I saw that our chips were already being processed, sorted and heated in a soup that goes through several stages finally becoming a white cardboard like material that is cut in about 2 meter square sheets, stacked and wrapped by larger sheets and automatically wrapped in heavy baling wire. These 600 pound blocks are stacked into 2 ton pallets and metal strapped down.
The machinery in the final packing phase was fascinating. It has to be packaged precisely, because robots at the customer sites (paper mills) grab the blocks and cut the wire - then the whole block is dissolved, wrapper and all, to be once again soup to be made into paper.
Kind of like paper bouillon.
This is a hungry plant, consuming a barge worth of chips a day, and since the local mills are all closed, it must come from somewhere else. By now, 48 hours after we docked at Harmack, all of our chips are in the warehouse as pulp sheets, ready to be put on a ship to Germany, Korea or Japan.
For the last month, we have been going to Gray’s Harbor or Klawock to get more chips for the beast, but now we are on a different mission. Whether because chip prices are low, or too high - or hog fuel price is low, or demand in California is high, or it’s just time for more - we are going to get hog fuel, since we are now close to Beaver Cove - where they have lot’s of it.
Any way, hog fuel is the knots and bark which gets sorted out of the chips. We don’t take Harmack’s hog fuel, because they burn it to generate steam for their own power.
So, we heading to Beaver Cove to get some to take to Eureka, California to be burned to generate electricity. Because the assist boat runs bankers hours, we have been cracking on at 10.5 knots all night in order to get there by 1600. However, upon calling them this morning, the Captain discovered the plant is closed for Easter — and there is nowhere to tie up. So, no we are putting along at 3-4 knots, killing time so that we will arrive tomorrow morning. Our regular cruising speed is 8.5 knots.
Bonus: ran thru a pod of dolphins as the sun rose.

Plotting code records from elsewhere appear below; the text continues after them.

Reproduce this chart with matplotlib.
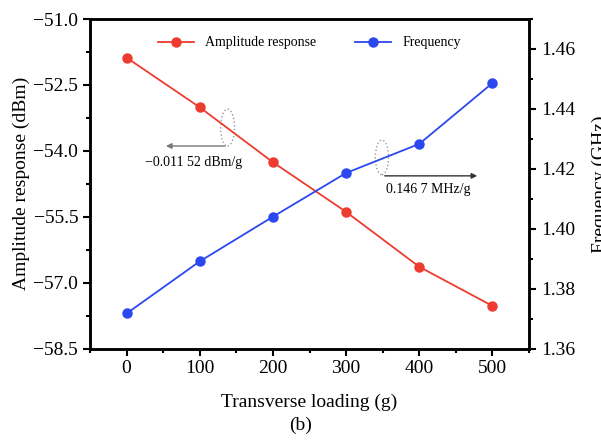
import numpy as np
import matplotlib
matplotlib.use('Agg')
import matplotlib.pyplot as plt
from matplotlib.patches import Ellipse
from matplotlib.ticker import MultipleLocator

plt.rcParams['font.family'] = ['Liberation Serif', 'DejaVu Serif']

# data
loading = [0, 100, 200, 300, 400, 500]
amplitude = [-51.88, -53.01, -54.26, -55.39, -56.64, -57.53]
frequency = [1.3717, 1.3891, 1.4040, 1.4186, 1.4283, 1.4486]

red = '#EE3B30'
blue = '#2B48EE'

fig = plt.figure(figsize=(6.01, 4.41), dpi=100)
ax = fig.add_axes([0.1498, 0.2097, 0.7304, 0.7472])
ax2 = ax.twinx()

l1, = ax.plot(loading, amplitude, '-o', color=red, lw=1.3, ms=6.5,
              label='Amplitude response')
l2, = ax2.plot(loading, frequency, '-o', color=blue, lw=1.3, ms=6.5,
               label='Frequency')

ax.set_xlim(-50, 550)
ax.set_ylim(-58.5, -51.0)
ax2.set_ylim(1.36, 1.47)

ax.xaxis.set_major_locator(MultipleLocator(100))
ax.xaxis.set_minor_locator(MultipleLocator(50))
ax.yaxis.set_major_locator(MultipleLocator(1.5))
ax.yaxis.set_minor_locator(MultipleLocator(0.75))
ax2.yaxis.set_major_locator(MultipleLocator(0.02))
ax2.yaxis.set_minor_locator(MultipleLocator(0.01))
ax2.yaxis.set_major_formatter(plt.FormatStrFormatter('%.2f'))
ax.yaxis.set_major_formatter(plt.FuncFormatter(lambda v, p: ('%.1f' % v).replace('-', '\u2212')))

for a in (ax, ax2):
    for s in a.spines.values():
        s.set_linewidth(1.8)
    a.tick_params(which='major', direction='out', length=5, width=1.5, labelsize=14)
    a.tick_params(which='minor', direction='out', length=3, width=1.5)

ax.set_xlabel('Transverse loading (g)', fontsize=14, labelpad=12)
ax.set_ylabel('Amplitude response (dBm)', fontsize=14, labelpad=2)
# the right label runs off the edge of the picture, as in the original
ax2.set_ylabel('Frequency (GHz)', fontsize=14)
ax2.yaxis.set_label_coords(1.142, 0.5)

leg = ax.legend(handles=[l1, l2], loc='upper center', ncol=2, frameon=False,
                fontsize=10, handlelength=2.6, columnspacing=2.8,
                bbox_to_anchor=(0.5, 0.985))

# slope annotations
ax.add_patch(Ellipse((138, -53.47), 19, 0.84, fill=False, ec='#999999',
                     ls=':', lw=1.0))
ax.annotate('', xy=(50, -53.89), xytext=(138, -53.89),
            arrowprops=dict(arrowstyle='-|>', color='#777777', lw=1.0,
                            mutation_scale=8))
ax.text(91, -54.26, '\u22120.011 52 dBm/g', fontsize=10, ha='center', va='center')

ax.add_patch(Ellipse((349, -54.15), 18, 0.79, fill=False, ec='#999999',
                     ls=':', lw=1.0))
ax.annotate('', xy=(483, -54.57), xytext=(349, -54.57),
            arrowprops=dict(arrowstyle='-|>', color='#333333', lw=1.0,
                            mutation_scale=8))
ax.text(412, -54.87, '0.146 7 MHz/g', fontsize=10, ha='center', va='center')

fig.text(0.5, 0.036, '(b)', fontsize=14, ha='center', va='center')

fig.savefig('out.png', dpi=100)
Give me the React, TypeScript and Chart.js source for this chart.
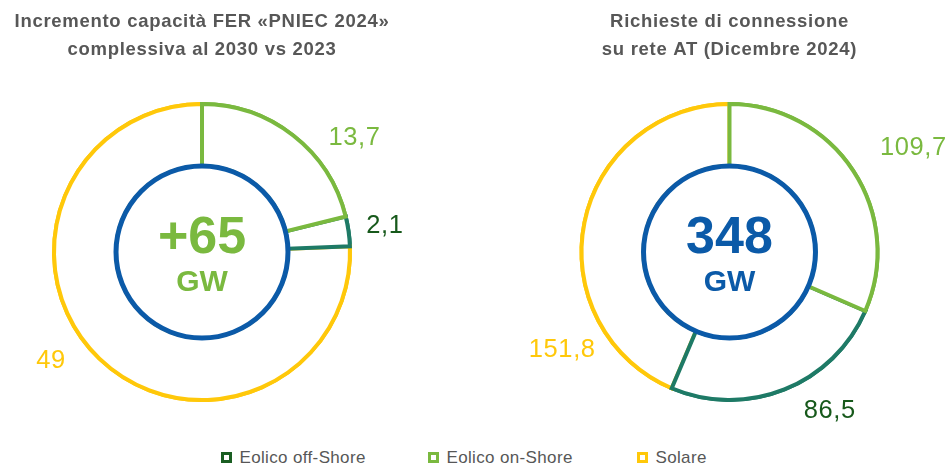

Man wants to see nature and evolution as separate from human activities. There is the natural world, and there is man. Butt man also belongs to the natural world, and if he is a ferocious predator, that too is part of evolution. If cod and haddock and other species cannot survive because man kills them, something more adaptive will take their place. Nature, the ultimate pragmatist, doggedly searches for something that works. But as the cockroach demonstrates, what works best in nature does not always appeal to us. Mark Kurlansky, “Cod” 1997
The sea has never been friendly to man. At most it has been the accomplice of human restlessness.
Passing thru again on our way to Canada. All is well, weather is calm but chilly. Should be a good passage thru Dixon Channel.

Been reviewing my Stowage and Cargo Handling books. It’s hard to keep this stuff in my head, as we don’t use this information much. But it’s good to know.
Going to cook chicken curry tonight. Don’t have all the spices, but I’ll wing it. Let’s see how the crew reacts.